-- START OF Source data --
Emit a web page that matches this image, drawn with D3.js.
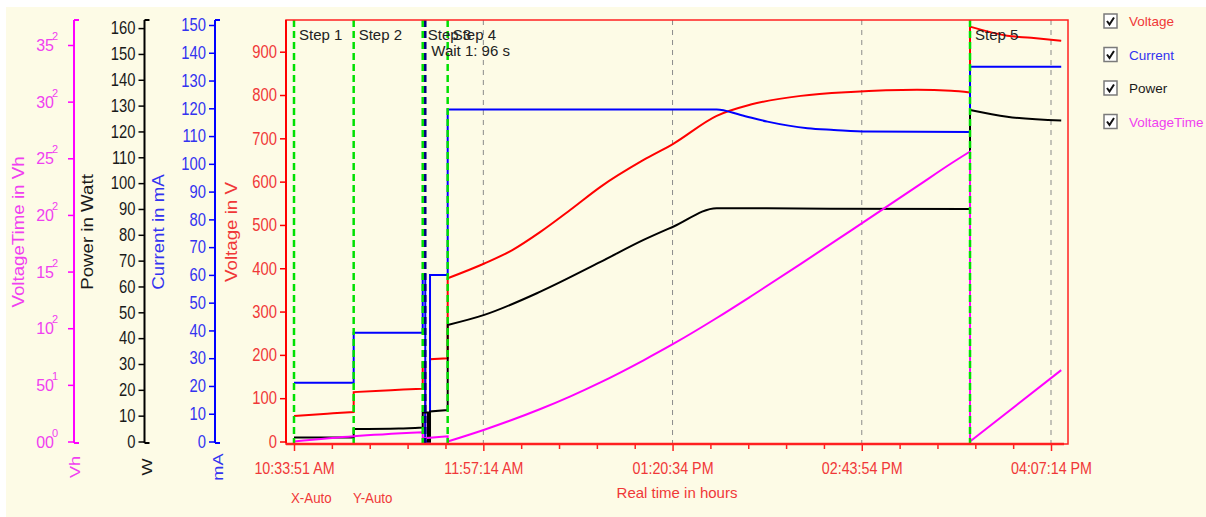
<!DOCTYPE html>
<html>
<head>
<meta charset="utf-8">
<script src="https://cdn.jsdelivr.net/npm/d3@7"></script>
<style>
body { margin: 0; background: #fff; }
svg text { font-family: "Liberation Sans", Arial, sans-serif; }
</style>
</head>
<body>
<div id="chart"></div>
<script>
// series: [time, value]
const voltage = [
    ["10:33:51", 59], ["10:42:00", 62], ["10:51:00", 65], ["11:00:08", 68],
    ["11:00:08", 114], ["11:12:00", 117], ["11:22:00", 120], ["11:30:32", 122],
    ["11:30:32", 183], ["11:31:40", 183], ["11:31:40", 0], ["11:33:45", 0], ["11:33:45", 190], ["11:41:32", 192],
    ["11:41:32", 377], ["11:57:40", 411], ["12:10:00", 442], ["12:22:22", 484], ["12:35:36", 535],
    ["12:48:50", 588], ["13:07:48", 650], ["13:21:02", 688], ["13:40:00", 752], ["13:54:59", 778],
    ["14:17:03", 798], ["14:39:06", 807], ["15:08:13", 812], ["15:23:13", 810], ["15:31:34", 806],
    ["15:31:34", 958], ["15:47:55", 937], ["15:58:30", 932], ["16:11:44", 925]
];
const current = [
    ["10:33:51", 21.2], ["11:00:08", 21.2], ["11:00:08", 39.2], ["11:30:32", 39.2],
    ["11:30:32", 60], ["11:31:40", 60], ["11:31:40", 0], ["11:33:45", 0], ["11:33:45", 60], ["11:41:32", 60],
    ["11:41:32", 119.6], ["13:40:00", 119.6], ["13:50:35", 117.6], ["14:02:22", 115.2], ["14:20:00", 112.8],
    ["14:31:36", 112.2], ["14:46:28", 111.6], ["15:31:34", 111.5],
    ["15:31:34", 135], ["16:11:44", 135]
];
const power = [
    ["10:33:51", 1.5], ["11:00:08", 1.5], ["11:00:08", 4.8], ["11:20:00", 5.0], ["11:30:32", 5.4],
    ["11:30:32", 11.2], ["11:32:52", 11.2], ["11:32:52", 0], ["11:33:45", 0], ["11:33:45", 11.6], ["11:41:32", 12.2],
    ["11:41:32", 45.1], ["11:57:40", 49], ["12:22:22", 58], ["12:48:50", 69.5], ["13:07:48", 78],
    ["13:21:02", 83.2], ["13:40:00", 90.3], ["14:30:00", 90.1], ["15:31:34", 90],
    ["15:31:34", 128.3], ["15:47:55", 125.7], ["16:11:44", 124.2]
];
const voltageTime = [
    ["10:33:51", 0], ["11:00:08", 4.6], ["11:30:32", 8.1], ["11:30:32", 2.8], ["11:41:32", 4.6],
    ["11:41:32", 0], ["11:57:40", 10.4], ["12:22:22", 28.7], ["12:35:36", 39.9], ["12:48:50", 52.2],
    ["13:07:48", 71.7], ["13:21:02", 86.3], ["13:40:00", 109], ["13:54:59", 128], ["14:17:03", 156.8],
    ["14:39:06", 186.2], ["15:08:13", 225.2], ["15:23:13", 245.4], ["15:31:34", 256],
    ["15:31:34", 0], ["16:11:44", 63]
];

const steps = ["Step 1", "Step 2", "Step 3", "Step 4", "Step 5"];
const stepTimes = ["10:33:51", "11:00:08", "11:30:32", "11:41:32", "15:31:34"];
const waitTime = "11:31:40";
const waitLabel = "Wait 1: 96 s";

const xTickTimes = ["10:33:51", "11:57:14", "13:20:34", "14:43:54", "16:07:14"];
const xTickLabels = ["10:33:51 AM", "11:57:14 AM", "01:20:34 PM", "02:43:54 PM", "04:07:14 PM"];

const vtTicks = [0, 50, 100, 150, 200, 250, 300, 350];
const vtTickBase = ["00", "50", "10", "15", "20", "25", "30", "35"];
const vtTickExp = ["0", "1", "2", "2", "2", "2", "2", "2"];

const legendNames = ["Voltage", "Current", "Power", "VoltageTime"];
const colors = { Voltage: "#ff0000", Current: "#0000ff", Power: "#000000", VoltageTime: "#ff00ff" };
const textColors = { Voltage: "#f03838", Current: "#3333f0", Power: "#1a1a1a", VoltageTime: "#f040f0" };

const parseT = d3.timeParse("%H:%M:%S");

// squeeze / stretch text to look like the narrow font of the original
function fit(sel, f) {
    sel.each(function () {
        const w = this.getComputedTextLength();
        d3.select(this).attr("textLength", w * f).attr("lengthAdjust", "spacingAndGlyphs");
    });
}

const svg = d3.select("#chart").append("svg");
svg.attr("width", 1206).attr("height", 517);

svg.append("rect")
    .attr("x", 6).attr("y", 7)
    .attr("width", 1200).attr("height", 510)
    .attr("fill", "#fdfbe6");

const plotLeft = 286, plotRight = 1068, plotTop = 20, plotBottom = 444;

const x = d3.scaleTime()
    .domain([parseT(xTickTimes[0]), parseT(xTickTimes[4])])
    .range([294, 1051]);

const yV = d3.scaleLinear().domain([0, 900]).range([441.5, 51.7]);
const yC = d3.scaleLinear().domain([0, 150]).range([441.5, 25]);
const yP = d3.scaleLinear().domain([0, 160]).range([441.5, 28.1]);
const yVT = d3.scaleLinear().domain([0, 350]).range([441.5, 45]);

// grid lines
svg.selectAll("grid")
    .data(xTickTimes.slice(1))
    .join("line")
    .attr("x1", d => x(parseT(d)))
    .attr("x2", d => x(parseT(d)))
    .attr("y1", plotTop)
    .attr("y2", plotBottom)
    .attr("stroke", "#8a8a8a")
    .attr("stroke-width", 1)
    .attr("stroke-dasharray", "5,5");

// data lines, smooth between jumps
const series = [
    { name: "Voltage", data: voltage, y: yV },
    { name: "Current", data: current, y: yC },
    { name: "Power", data: power, y: yP },
    { name: "VoltageTime", data: voltageTime, y: yVT }
];

function seriesPath(data, y) {
    const runs = [];
    let cur = [];
    data.forEach((d, i) => {
        if (i > 0 && d[0] === data[i - 1][0]) { runs.push(cur); cur = []; }
        cur.push(d);
    });
    runs.push(cur);
    const line = d3.line()
        .x(d => x(parseT(d[0])))
        .y(d => y(d[1]))
        .curve(d3.curveMonotoneX);
    return runs.map((r, i) => {
        const p = line(r).replace("Z", "");
        return i === 0 ? p : "L" + p.slice(1);
    }).join("");
}

series.forEach(s => {
    svg.append("path")
        .attr("d", seriesPath(s.data, s.y))
        .attr("fill", "none")
        .attr("stroke", colors[s.name])
        .attr("stroke-width", 2);
});

// step lines
svg.selectAll("steplines")
    .data(stepTimes)
    .join("line")
    .attr("x1", d => x(parseT(d)))
    .attr("x2", d => x(parseT(d)))
    .attr("y1", plotTop)
    .attr("y2", plotBottom)
    .attr("stroke", "#00e000")
    .attr("stroke-width", 2.5)
    .attr("stroke-dasharray", "7,4");

svg.append("line")
    .attr("x1", x(parseT(waitTime)))
    .attr("x2", x(parseT(waitTime)))
    .attr("y1", plotTop)
    .attr("y2", plotBottom)
    .attr("stroke", "#000080")
    .attr("stroke-width", 2.5)
    .attr("stroke-dasharray", "7,4");

svg.selectAll("steplabels")
    .data(steps)
    .join("text")
    .attr("x", (d, i) => x(parseT(stepTimes[i])) + 5)
    .attr("y", 40)
    .attr("font-size", "15px")
    .attr("fill", "#222")
    .text(d => d);

svg.append("text")
    .attr("x", x(parseT(waitTime)) + 6)
    .attr("y", 56)
    .attr("font-size", "15px")
    .attr("fill", "#222")
    .text(waitLabel);

// frame
svg.append("rect")
    .attr("x", plotLeft).attr("y", plotTop)
    .attr("width", plotRight - plotLeft).attr("height", plotBottom - plotTop)
    .attr("fill", "none")
    .attr("stroke", "#ff2020")
    .attr("stroke-width", 1.5);

// x axis
const xAxis = svg.append("g")
    .attr("transform", `translate(0,${plotBottom})`)
    .call(d3.axisBottom(x)
        .tickValues(xTickTimes.map(parseT))
        .tickFormat((d, i) => xTickLabels[i])
        .tickSize(7)
        .tickPadding(11));

const minor = [];
for (let i = 0; i < xTickTimes.length - 1; i++) {
    const a = parseT(xTickTimes[i]).getTime(), b = parseT(xTickTimes[i + 1]).getTime();
    for (let j = 1; j < 5; j++) minor.push(new Date(a + (b - a) * j / 5));
}
svg.append("g")
    .attr("transform", `translate(0,${plotBottom})`)
    .call(d3.axisBottom(x).tickValues(minor).tickFormat("").tickSize(5))
    .call(g => g.select(".domain").remove())
    .selectAll("line").attr("stroke", "#ff2020").attr("stroke-width", 1.5);

xAxis.select(".domain").remove();
xAxis.append("line")
    .attr("x1", plotLeft).attr("x2", plotRight - 4)
    .attr("y1", 0).attr("y2", 0)
    .attr("stroke", "#ff2020")
    .attr("stroke-width", 2.5);
xAxis.selectAll(".tick line").attr("stroke", "#ff2020").attr("stroke-width", 1.5);
xAxis.selectAll(".tick text")
    .attr("fill", textColors.Voltage)
    .attr("font-size", "17px")
    .attr("font-family", "Liberation Sans, Arial, sans-serif")
    .call(fit, 0.84);

svg.append("text")
    .attr("x", 677).attr("y", 498)
    .attr("text-anchor", "middle")
    .attr("font-size", "15px")
    .attr("fill", textColors.Voltage)
    .text("Real time in hours");

svg.append("text").attr("x", 291).attr("y", 503)
    .attr("font-size", "14px").attr("fill", textColors.Voltage).text("X-Auto")
    .call(fit, 0.95);
svg.append("text").attr("x", 353).attr("y", 503)
    .attr("font-size", "14px").attr("fill", textColors.Voltage).text("Y-Auto")
    .call(fit, 0.95);

// y axes
function yAxis(xPos, scale, majors, minors, name, hook) {
    const g = svg.append("g").attr("transform", `translate(${xPos},0)`);
    g.call(d3.axisLeft(scale).tickValues(minors).tickFormat("").tickSize(3));
    g.call(d3.axisLeft(scale).tickValues(majors).tickSize(6).tickPadding(3));
    g.selectAll(".domain").remove();
    g.selectAll("line").attr("stroke", colors[name]).attr("stroke-width", 1.5);
    g.selectAll("text")
        .attr("fill", textColors[name])
        .attr("font-size", "18px")
        .attr("font-family", "Liberation Sans, Arial, sans-serif")
        .call(fit, 0.82);
    g.append("line")
        .attr("x1", 0).attr("x2", 0)
        .attr("y1", plotTop).attr("y2", 443)
        .attr("stroke", colors[name]).attr("stroke-width", 2);
    if (hook) {
        g.append("path")
            .attr("d", `M0,${plotTop}H5M0,443H5`)
            .attr("stroke", colors[name]).attr("stroke-width", 2).attr("fill", "none");
    }
    return g;
}

yAxis(plotLeft, yV, d3.range(0, 901, 100), d3.range(0, 961, 20), "Voltage", false);
yAxis(215, yC, d3.range(0, 151, 10), d3.range(0, 151, 2), "Current", true);
yAxis(144.5, yP, d3.range(0, 161, 10), d3.range(0, 161, 2), "Power", true);

const vtAxis = yAxis(74, yVT, vtTicks, d3.range(0, 361, 10), "VoltageTime", true);
vtAxis.selectAll(".tick text").remove();
vtAxis.selectAll("vtbase")
    .data(vtTicks)
    .join("text")
    .attr("x", -20)
    .attr("y", d => yVT(d) + 6)
    .attr("text-anchor", "end")
    .attr("font-size", "16px")
    .attr("fill", textColors.VoltageTime)
    .text((d, i) => vtTickBase[i]);
vtAxis.selectAll("vtexp")
    .data(vtTicks)
    .join("text")
    .attr("x", -16)
    .attr("y", d => yVT(d) - 5)
    .attr("font-size", "11px")
    .attr("fill", textColors.VoltageTime)
    .text((d, i) => vtTickExp[i]);

// axis titles
const titles = [
    { text: "VoltageTime in Vh", x: 18, name: "VoltageTime" },
    { text: "Power in Watt", x: 87, name: "Power" },
    { text: "Current in mA", x: 158, name: "Current" },
    { text: "Voltage in V", x: 231, name: "Voltage" }
];
svg.selectAll("titles")
    .data(titles)
    .join("text")
    .attr("transform", d => `translate(${d.x + 6},232) rotate(-90)`)
    .attr("text-anchor", "middle")
    .attr("font-size", "17px")
    .attr("fill", d => textColors[d.name])
    .text(d => d.text)
    .call(fit, 1.1);

const units = [
    { text: "Vh", x: 75, name: "VoltageTime" },
    { text: "W", x: 147, name: "Power" },
    { text: "mA", x: 218, name: "Current" }
];
svg.selectAll("units")
    .data(units)
    .join("text")
    .attr("transform", d => `translate(${d.x + 5},467) rotate(-90)`)
    .attr("text-anchor", "middle")
    .attr("font-size", "14px")
    .attr("fill", d => textColors[d.name])
    .text(d => d.text)
    .call(fit, 1.3);

// legend
const legend = svg.selectAll("legend")
    .data(legendNames)
    .join("g")
    .attr("transform", (d, i) => `translate(1104,${14 + i * 33.5})`);

legend.append("rect")
    .attr("width", 13).attr("height", 14)
    .attr("fill", "#fff")
    .attr("stroke", "#7a7a7a")
    .attr("stroke-width", 1.5);
legend.append("path")
    .attr("d", "M3,7L5.5,10.5L10,3.5")
    .attr("fill", "none")
    .attr("stroke", "#111")
    .attr("stroke-width", 2);
legend.append("text")
    .attr("x", 25)
    .attr("y", 12)
    .attr("font-size", "13.5px")
    .attr("fill", d => textColors[d])
    .text(d => d);
</script>
</body>
</html>
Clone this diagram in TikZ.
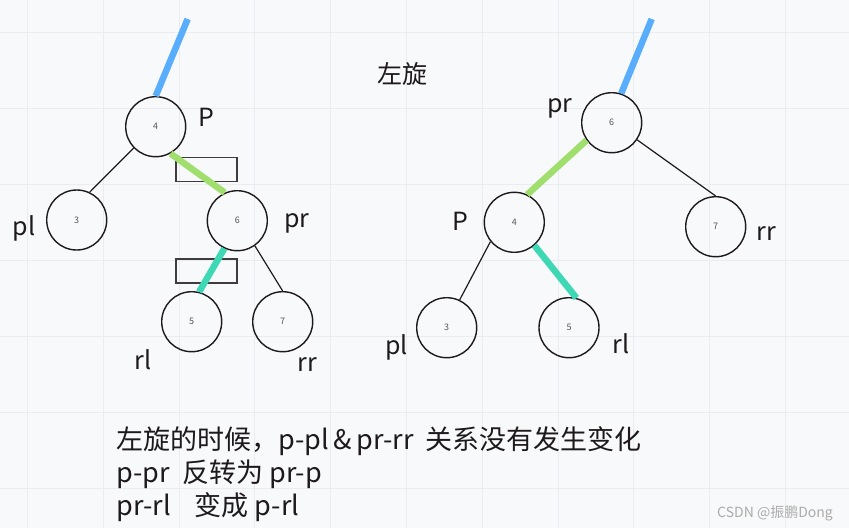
\documentclass[tikz,border=0pt]{standalone}
\usepackage{fontspec}
\setmainfont{Noto Sans CJK SC}
\usepackage{tikz}
\usetikzlibrary{positioning}
\definecolor{ink}{RGB}{30,26,28}
\definecolor{paper}{RGB}{248,249,251}
\definecolor{gridc}{RGB}{234,236,240}
\definecolor{numc}{RGB}{85,85,90}
\definecolor{blu}{RGB}{88,174,252}
\definecolor{grn}{RGB}{160,222,110}
\definecolor{tea}{RGB}{62,216,180}

\begin{document}
\begin{tikzpicture}[x=1pt,y=-1pt,
 nd/.style={circle,draw=ink,line width=1.4pt,minimum size=60pt,inner sep=0pt,font=\fontsize{9}{9}\selectfont,text=numc},
 lbl/.style={font=\fontsize{25}{25}\selectfont,text=ink,inner sep=0pt},
 edge/.style={draw=ink,line width=1.2pt},
 thk/.style={line width=6.5pt},
 mark box/.style={draw=ink!85,line width=1.4pt,minimum width=61pt,minimum height=24pt,inner sep=0pt},
 txt/.style={font=\fontsize{27}{27}\selectfont,text=ink,anchor=base west,inner sep=0pt}]
 \fill[paper] (0,0) rectangle (849,528);
 \useasboundingbox (0,0) rectangle (849,528);
 \foreach \x in {27,103,179,254,330,406,482,558,633,709,785}
   \draw[gridc,line width=0.8pt] (\x,0) -- (\x,528);
 \foreach \y in {32,108,184,260,336,412,488}
   \draw[gridc,line width=0.8pt] (0,\y) -- (849,\y);

 % before: left tree
 \node[nd] (l4) at (155.7,126.7){4};
 \node[nd] (l3) at (76.7,220){3};
 \node[nd] (l6) at (237.3,220.7){6};
 \node[nd] (l5) at (191.7,321.7){5};
 \node[nd] (l7) at (282.7,321.7){7};
 \node[mark box] (b1) at (206.3,169.7){};
 \node[mark box] (b2) at (206.3,270.8){};
 \coordinate (ltop) at (187.7,19);
 \draw[blu,thk] (ltop) -- (l4.90);
 \draw[grn,thk] (l4.-61) -- (l6.114);
 \draw[tea,thk] (l6.-115) -- (l5.76);
 \draw[edge] (l4.-136) -- (l3.65);
 \draw[edge] (l6.-55) -- (l7.90);
 \node[lbl] (lP) at (206.7,117.5){P};
 \node[lbl] (lpl) at (24,228.5){pl};
 \node[lbl] (lpr) at (296.7,223){pr};
 \node[lbl] (lrl) at (142.7,360){rl};
 \node[lbl] (lrr) at (307,364.5){rr};

 \node[font=\fontsize{25}{25}\selectfont,text=ink] (ttl) at (402,74){左旋};

 % after: right tree
 \node[nd] (r6) at (611.7,122.7){6};
 \node[nd] (r4) at (514.3,222.3){4};
 \node[nd] (r7) at (715.7,226.7){7};
 \node[nd] (r3) at (446.7,327.7){3};
 \node[nd] (r5) at (569,327.7){5};
 \coordinate (rtop) at (651.7,19);
 \draw[blu,thk] (rtop) -- (r6.72);
 \draw[grn,thk] (r6.-145) -- (r4.65);
 \draw[tea,thk] (r4.-49) -- (r5.76);
 \draw[edge] (r6.-34) -- (r7.90);
 \draw[edge] (r4.-141) -- (r3.65);
 \node[lbl] (rpr) at (560,108){pr};
 \node[lbl] (rP) at (460,221.5){P};
 \node[lbl] (rrr) at (766,233.5){rr};
 \node[lbl] (rrl) at (621,343.5){rl};
 \node[lbl] (rpl) at (396.7,347){pl};

 \node[txt] (t1) at (116.5,449){左旋的时候，p-pl\,\&\,pr-rr\ \ 关系没有发生变化};
 \node[txt] (t2) at (116.5,482){p-pr\ \ 反转为 pr-p};
 \node[txt] (t3) at (116.5,515){pr-rl\ \ \ \ 变成 p-rl};
 \node[font=\fontsize{14}{14}\selectfont,text=black!33,anchor=base east,inner sep=0pt] (wm) at (833,517){CSDN @振鹏Dong};
\end{tikzpicture}
\end{document}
-- END OF Source data --
Transcribe exactly the lines between the one containing "Clone this diagram in TikZ." and the one containing "(0,\y) -- (849,\y);", counting both ends. Pictures are not copied.

Result of the task:
Clone this diagram in TikZ.
\documentclass[tikz,border=0pt]{standalone}
\usepackage{fontspec}
\setmainfont{Noto Sans CJK SC}
\usepackage{tikz}
\usetikzlibrary{positioning}
\definecolor{ink}{RGB}{30,26,28}
\definecolor{paper}{RGB}{248,249,251}
\definecolor{gridc}{RGB}{234,236,240}
\definecolor{numc}{RGB}{85,85,90}
\definecolor{blu}{RGB}{88,174,252}
\definecolor{grn}{RGB}{160,222,110}
\definecolor{tea}{RGB}{62,216,180}

\begin{document}
\begin{tikzpicture}[x=1pt,y=-1pt,
 nd/.style={circle,draw=ink,line width=1.4pt,minimum size=60pt,inner sep=0pt,font=\fontsize{9}{9}\selectfont,text=numc},
 lbl/.style={font=\fontsize{25}{25}\selectfont,text=ink,inner sep=0pt},
 edge/.style={draw=ink,line width=1.2pt},
 thk/.style={line width=6.5pt},
 mark box/.style={draw=ink!85,line width=1.4pt,minimum width=61pt,minimum height=24pt,inner sep=0pt},
 txt/.style={font=\fontsize{27}{27}\selectfont,text=ink,anchor=base west,inner sep=0pt}]
 \fill[paper] (0,0) rectangle (849,528);
 \useasboundingbox (0,0) rectangle (849,528);
 \foreach \x in {27,103,179,254,330,406,482,558,633,709,785}
   \draw[gridc,line width=0.8pt] (\x,0) -- (\x,528);
 \foreach \y in {32,108,184,260,336,412,488}
   \draw[gridc,line width=0.8pt] (0,\y) -- (849,\y);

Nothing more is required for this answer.